This is an update from WI State Senator, Howard Marklein, on how federal funds are being channeled to Wisconsin’s infrastructure.
The Federal government recently made headlines by announcing that $5 billion will be sent to Wisconsin for roads and infrastructure. I was intrigued because roads are one of the hottest topics in the 17th Senate District. Everywhere I go, I am encouraged to invest in and prioritize roads. I wholeheartedly agree.
In fact, in the most recent state budget, we invested an additional $100 million for local, rural roads and increased General Transportation Aids (GTA) in both years of the biennia. This investment will go a long way toward improving our infrastructure. The Wisconsin Towns Association (WTA) said that this is the best budget for town roads in the history of our state. I am proud to have led and supported this effort.
Now, the federal government announced that they are adding to our resources to fix roads. This is great news. But, as with most big announcements like this, it is important to understand the details.
The most important detail is that the $5 billion they announced includes $4 billion in funding we already expected from the feds in a baseline appropriation that we usually receive. Therefore, the “new” money is really $1 billion and it is spread over five years. So, in reality, we can expect about $200 million in additional road funding each year for five years.
Don’t get me wrong – an additional $200 million for roads is great news! This is definitely not something to dismiss. But, again, the details matter.
Some of this new federal funding has a very short, compressed timeline for us to meet. To access some of the money, we need to have it obligated by September 30, 2022. In order to accomplish this, DOT set an initial project deadline of April 1, 2022 and the next project deadline is June 3, 2022. This means that we need to have plans and engineering done in just a couple of short months during the height of construction season in Wisconsin.
It also involves a much more complicated process and requirements than some small municipalities, like towns, have managed in the past. Federal money is never “free.” It almost always has strings attached to it and unique requirements that we do not have at the state level. This is a new experience for many smaller towns.
Fortunately, the Wisconsin Department of Transportation (DOT) is working hard to help municipalities and counties to access these funds and spread this new investment in infrastructure to communities all over the state. I recently met with Craig Thompson, Secretary of the DOT to learn more about the plan they will be proposing to the legislature.
Secretary Thompson has connected with the groups that work with local governments to get ahead of this process while the federal government works out the details. He said that their intent is to dedicate the majority of the new federal funding to local governments in Wisconsin. While I appreciate their efforts to provide funding to local governments for local projects, I also understand the challenges we face to expedite planning, meet deadlines and manage inflation.

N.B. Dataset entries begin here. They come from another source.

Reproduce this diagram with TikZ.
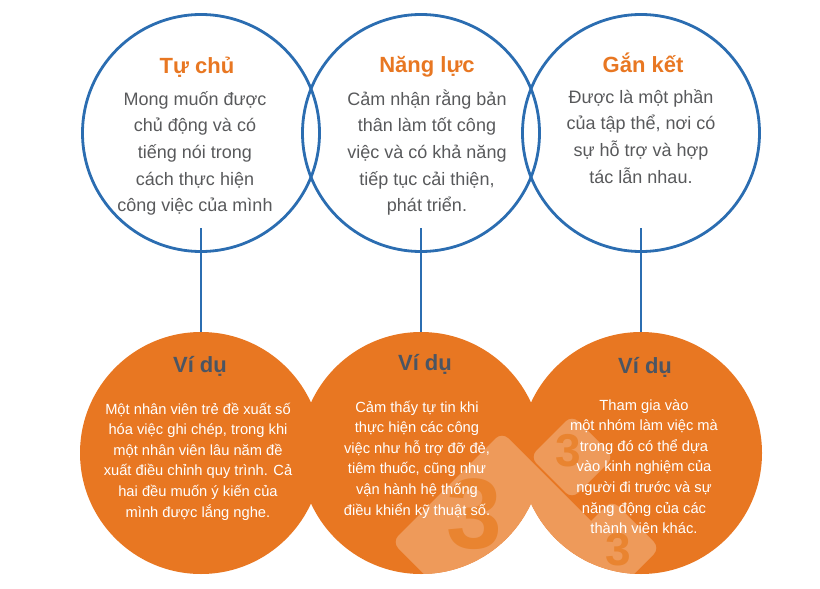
\documentclass[tikz,border=0pt]{standalone}
\usepackage{fontspec}
\setmainfont{Liberation Sans}
\definecolor{cblue}{HTML}{2B6DB1}
\definecolor{corange}{HTML}{E87722}
\definecolor{cgray}{HTML}{58595B}
\definecolor{cslate}{HTML}{4B5563}
\definecolor{cwm}{HTML}{EE9A5A}
\definecolor{cwmnum}{HTML}{E98430}
\newcommand\bodyblue[1]{\parbox[t]{240pt}{\centering\fontsize{18}{26.7}\selectfont\leavevmode\color{cgray}#1}}
\newcommand\bodywhite[1]{\parbox[t]{240pt}{\centering\fontsize{14.7}{20.6}\selectfont\leavevmode\color{white}#1}}
\begin{document}
\begin{tikzpicture}[x=1pt,y=-1pt,
  bcirc/.style={circle, draw=cblue, line width=2.8pt, minimum size=237pt, inner sep=0pt},
  ocirc/.style={circle, fill=corange, minimum size=242pt, inner sep=0pt},
  link/.style={draw=cblue, line width=2.4pt},
  title/.style={anchor=base, inner sep=0pt, font=\fontsize{22}{26}\selectfont\bfseries, text=corange},
  vidu/.style={anchor=base, inner sep=0pt, font=\fontsize{22}{26}\selectfont\bfseries, text=cslate},
  txt/.style={anchor=base, inner sep=0pt},
  wm/.style={fill=cwm, rounded corners=9pt},
  wmnum/.style={inner sep=0pt, text=cwmnum}
]
\useasboundingbox (0,0) rectangle (820,589);
% blue circles
\node[bcirc] (b1) at (201,133) {};
\node[bcirc] (b2) at (421,133) {};
\node[bcirc] (b3) at (641,133) {};
% connector start points
\coordinate (s1) at (201,228);
\coordinate (s2) at (421,228);
\coordinate (s3) at (641,228);
% orange circles
\node[ocirc] (o1) at (201,453) {};
\node[ocirc] (o2) at (421,453) {};
\node[ocirc] (o3) at (641,453) {};
\draw[link] (s1) -- (o1.north);
\draw[link] (s2) -- (o2.north);
\draw[link] (s3) -- (o3.north);
% watermark
\begin{scope}
  \clip (o1.center) circle (121pt) (o2.center) circle (121pt) (o3.center) circle (121pt);
  \path[wm] (502,432) -- (612,542) -- (502,652) -- (392,542) -- cycle;
  \node[wmnum, font=\fontsize{100}{100}\selectfont\bfseries] (n1) at (474,514) {3};
  \path[wm] (572,415) -- (614,457) -- (572,499) -- (530,457) -- cycle;
  \node[wmnum, font=\fontsize{46}{46}\selectfont\bfseries] (n2) at (568,451) {3};
  \path[wm] (612,500) -- (660,548) -- (612,596) -- (564,548) -- cycle;
  \node[wmnum, font=\fontsize{46}{46}\selectfont\bfseries] (n3) at (618,550) {3};
\end{scope}
% titles
\node[title] (t1) at (197,73) {Tự chủ};
\node[title] (t2) at (427,72) {Năng lực};
\node[title] (t3) at (643,72) {Gắn kết};
\node[txt] (d1) at (195,105) {\bodyblue{Mong muốn được\\chủ động và có\\tiếng nói trong\\cách thực hiện\\công việc của mình}};
\node[txt] (d2) at (427,105) {\bodyblue{Cảm nhận rằng bản\\thân làm tốt công\\việc và có khả năng\\tiếp tục cải thiện,\\phát triển.}};
\node[txt] (d3) at (641,103) {\bodyblue{Được là một phần\\của tập thể, nơi có\\sự hỗ trợ và hợp\\tác lẫn nhau.}};
% examples
\node[vidu] (v1) at (200,372) {Ví dụ};
\node[vidu] (v2) at (425,370) {Ví dụ};
\node[vidu] (v3) at (645,373) {Ví dụ};
\node[txt] (e1) at (198,414) {\bodywhite{Một nhân viên trẻ đề xuất số\\hóa việc ghi chép, trong khi\\một nhân viên lâu năm đề\\xuất điều chỉnh quy trình. Cả\\hai đều muốn ý kiến của\\mình được lắng nghe.}};
\node[txt] (e2) at (417,412) {\bodywhite{Cảm thấy tự tin khi\\thực hiện các công\\việc như hỗ trợ đỡ đẻ,\\tiêm thuốc, cũng như\\vận hành hệ thống\\điều khiển kỹ thuật số.}};
\node[txt] (e3) at (644,410) {\bodywhite{Tham gia vào\\một nhóm làm việc mà\\trong đó có thể dựa\\vào kinh nghiệm của\\người đi trước và sự\\năng động của các\\thành viên khác.}};
\end{tikzpicture}
\end{document}
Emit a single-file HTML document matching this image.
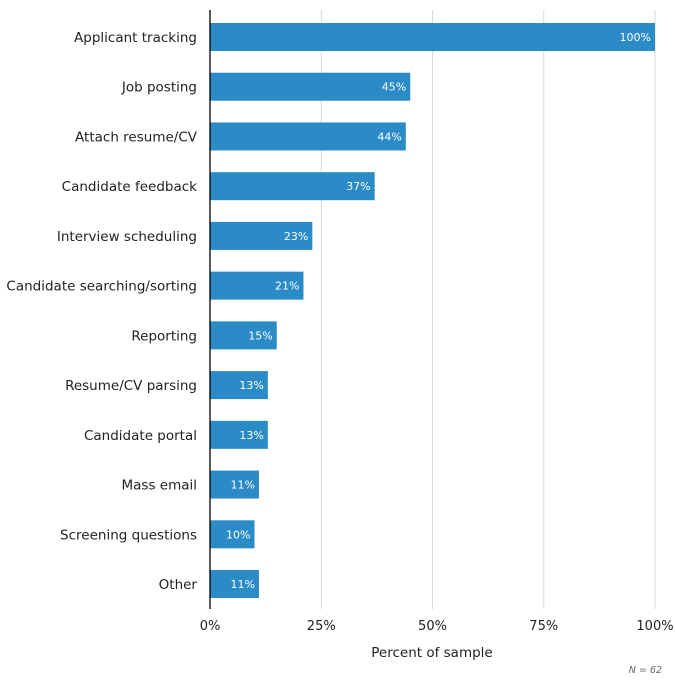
<!DOCTYPE html>
<html><head><meta charset="utf-8"><style>
body{margin:0;background:#fff;}
svg text{font-family:"DejaVu Sans","Liberation Sans",sans-serif;}
</style></head><body>
<svg id="c" width="675" height="694"></svg>
<script>
const categories=["Applicant tracking","Job posting","Attach resume/CV","Candidate feedback","Interview scheduling","Candidate searching/sorting","Reporting","Resume/CV parsing","Candidate portal","Mass email","Screening questions","Other"];
const values=[100,45,44,37,23,21,15,13,13,11,10,11];
const ticks=[0,25,50,75,100];
const ns="http://www.w3.org/2000/svg";
const svg=document.getElementById('c');
const x0=210,x1=655,yTop=10,yBot=609,first=37,step=49.73,bh=28;
const X=v=>x0+(x1-x0)*v/100;
const Y=i=>first+i*step;
function mk(t,a,txt){const e=document.createElementNS(ns,t);for(const k in a)e.setAttribute(k,a[k]);if(txt!==undefined)e.textContent=txt;svg.appendChild(e);return e;}
ticks.forEach(t=>{
 if(t>0){const g=mk('line',{x1:X(t),x2:X(t),y1:yTop,y2:yBot,stroke:'#d9d9d9','stroke-width':1});
 
 }
 const l=mk('text',{x:X(t),y:630,'text-anchor':'middle','font-size':13,fill:'#222'},t+'%');
 
 
});
categories.forEach((c,i)=>{
 const r=mk('rect',{x:x0,y:Y(i)-bh/2,width:X(values[i])-x0,height:bh,fill:'#2b8bc6'});
 
 
 const l=mk('text',{x:197,y:Y(i)+5,'text-anchor':'end','font-size':13.5,fill:'#222'},c);
 
 
 const v=mk('text',{x:X(values[i])-4,y:Y(i)+4,'text-anchor':'end','font-size':11,fill:'#fff'},values[i]+'%');
 
 
});
const ax=mk('line',{x1:x0,x2:x0,y1:yTop,y2:yBot,stroke:'#000','stroke-width':1.3});


const tt=mk('text',{x:432,y:657,'text-anchor':'middle','font-size':13.5,fill:'#222'},'Percent of sample');


const n=mk('text',{x:662,y:673,'text-anchor':'end','font-size':9.5,'font-style':'italic',fill:'#666'},'N = 62');


</script>
</body></html>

Over the last couple of weeks, I have connected with several of our county highway commissioners and municipal leaders. Chris Narveson (Green County), Craig Hardy (Iowa County) and Dan Rielly (Lafayette County), have told me that inflation is significantly impacting their road construction plans. Costs are way up! We are not getting as much bang for our buck and cannot do as much work – for the same money – as we have in the past.
But that isn’t stopping them from working hard to improve roads with the investments we made in our state budget and to access the new federal funds.
I am optimistic that the DOT, in concert with the WTA, the Wisconsin Counties Association (WCA) and the League of Wisconsin Municipalities (LWM), will find ways to support our local communities in pursuit of this increase in federal funding. Keep in mind that most of this funding will be applied to projects that will begin in the 2023 construction season. Don’t expect additional orange cones and detours this year.
However, you will see plenty of construction and road work this summer. With the massive investments we made in our Wisconsin budget this year, local road work is already beginning all over the state. While we may grumble when we are delayed or detoured, it is important to remember that all of the work done in our short Wisconsin construction season makes a huge difference throughout the year. We’re putting more than $1.2 billion in state dollars into local, rural roads over the next two years. This will make a noticeable difference in our communities.